Retype only what runs from the beginning of the data through the line with "plt.rcParams['mathtext.bfit'] = 'Liberation"; please omit the pictures and keep every line exact.
=== Dataset extract ===
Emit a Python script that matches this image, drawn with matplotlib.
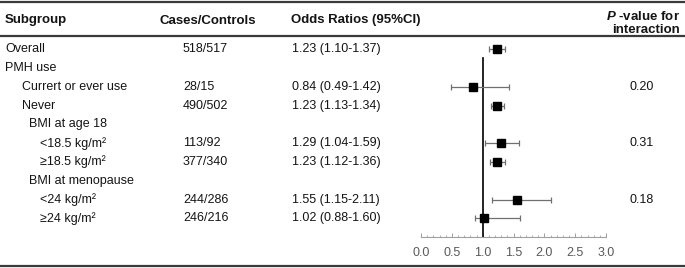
# forest plot of odds ratios by subgroup, table on the left and CI plot on the right

import numpy as np
import matplotlib.pyplot as plt

plt.rcParams['font.family'] = ['Liberation Sans', 'DejaVu Sans']
plt.rcParams['mathtext.fontset'] = 'custom'
plt.rcParams['mathtext.bfit'] = 'Liberation Sans:italic:bold'

# table rows (indent level 0/1/2)
labels = ['Overall', 'PMH use', 'Currert or ever use', 'Never', 'BMI at age 18',
          '<18.5 kg/m²', '≥18.5 kg/m²', 'BMI at menopause', '<24 kg/m²', '≥24 kg/m²']
indent = [0, 0, 1, 1, 1.4, 2, 2, 1.4, 2, 2]
cases = ['518/517', '', '28/15', '490/502', '', '113/92', '377/340', '', '244/286', '246/216']
odds = [1.23, np.nan, 0.84, 1.23, np.nan, 1.29, 1.23, np.nan, 1.55, 1.02]
ci_low = [1.10, np.nan, 0.49, 1.13, np.nan, 1.04, 1.12, np.nan, 1.15, 0.88]
ci_high = [1.37, np.nan, 1.42, 1.34, np.nan, 1.59, 1.36, np.nan, 2.11, 1.60]
p_inter = ['', '', '0.20', '', '', '0.31', '', '', '0.18', '']
x_ticks = [0.0, 0.5, 1.0, 1.5, 2.0, 2.5, 3.0]

W, H = 685, 268
row0, row_h = 49.3, 18.78  # pixel y of first row and row spacing


def px_to_row(y):
    """convert a pixel y position into row units"""
    return (y - row0) / row_h


fig = plt.figure(figsize=(W / 100, H / 100), dpi=100)
ylim = (px_to_row(H), px_to_row(0))

# table axes over the whole figure, x in pixels, y in rows
tab = fig.add_axes([0, 0, 1, 1])
tab.set_xlim(0, W)
tab.set_ylim(*ylim)
tab.axis('off')

txt = '#141414'
hdr_y = px_to_row(20.5)
tab.text(5, hdr_y, 'Subgroup', fontsize=9.5, fontweight='bold', color=txt, va='center')
tab.text(160, hdr_y, 'Cases/Controls', fontsize=9.5, fontweight='bold', color=txt, va='center')
tab.text(291, hdr_y, 'Odds Ratios (95%CI)', fontsize=9.5, fontweight='bold', color=txt, va='center')
tab.text(680, px_to_row(19.5), r'$\mathbfit{P}$ -value for', fontsize=9.5, fontweight='bold',
         color=txt, va='baseline', ha='right')
tab.text(680, px_to_row(33), 'interaction', fontsize=9.5, fontweight='bold', color=txt,
         va='baseline', ha='right')

for r in range(len(labels)):
    tab.text(5 + indent[r] * 17.5, r, labels[r], fontsize=9, color=txt, va='center')
    tab.text(183, r, cases[r], fontsize=9, color=txt, va='center')
    if not np.isnan(odds[r]):
        tab.text(292, r, '%.2f (%.2f-%.2f)' % (odds[r], ci_low[r], ci_high[r]),
                 fontsize=9, color=txt, va='center')
    tab.text(642, r, p_inter[r], fontsize=9, color=txt, va='center', ha='center')

# horizontal rules
tab.axhline(px_to_row(2), color='#3a3a3a', lw=1.6)
tab.axhline(px_to_row(35.8), color='#3a3a3a', lw=1.6)
tab.axhline(px_to_row(265.5), color='#3a3a3a', lw=1.6)

# forest axes, same rows, x in odds ratio units
ax = fig.add_axes([421 / W, 0, 185 / W, 1])
ax.set_xlim(0, 3)
ax.set_ylim(*ylim)
ax.patch.set_alpha(0)
for s in ['top', 'left', 'right']:
    ax.spines[s].set_visible(False)
ax.spines['bottom'].set_position(('data', 10))
ax.spines['bottom'].set_color('#a0a0a0')
ax.spines['bottom'].set_linewidth(0.8)
ax.set_yticks([])
ax.set_xticks(x_ticks)
ax.set_xticklabels(['%.1f' % t for t in x_ticks])
ax.set_xticks(np.arange(0, 3.01, 0.1), minor=True)
ax.tick_params(axis='x', which='major', direction='in', length=2.6, width=0.7,
               color='#a0a0a0', labelsize=9, labelcolor='#595959', pad=7)
ax.tick_params(axis='x', which='minor', direction='in', length=1.8, width=0.6, color='#a0a0a0')

ax.plot([1, 1], [px_to_row(58), 10], color='black', lw=1.2, zorder=2)

rows = np.arange(len(labels))
odds = np.array(odds)
ci_low = np.array(ci_low)
ci_high = np.array(ci_high)
ok = ~np.isnan(odds)
ax.errorbar(odds[ok], rows[ok], xerr=[odds[ok] - ci_low[ok], ci_high[ok] - odds[ok]],
            fmt='none', ecolor='#707070', elinewidth=0.9, capsize=2.5, capthick=0.9, zorder=3)
ax.plot(odds[ok], rows[ok], 's', color='black', ms=6, zorder=4)

fig.savefig('out.png', dpi=100)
===
**Task solution**
Emit a Python script that matches this image, drawn with matplotlib.
# forest plot of odds ratios by subgroup, table on the left and CI plot on the right

import numpy as np
import matplotlib.pyplot as plt

plt.rcParams['font.family'] = ['Liberation Sans', 'DejaVu Sans']
plt.rcParams['mathtext.fontset'] = 'custom'
plt.rcParams['mathtext.bfit'] = 'Liberation Sans:italic:bold'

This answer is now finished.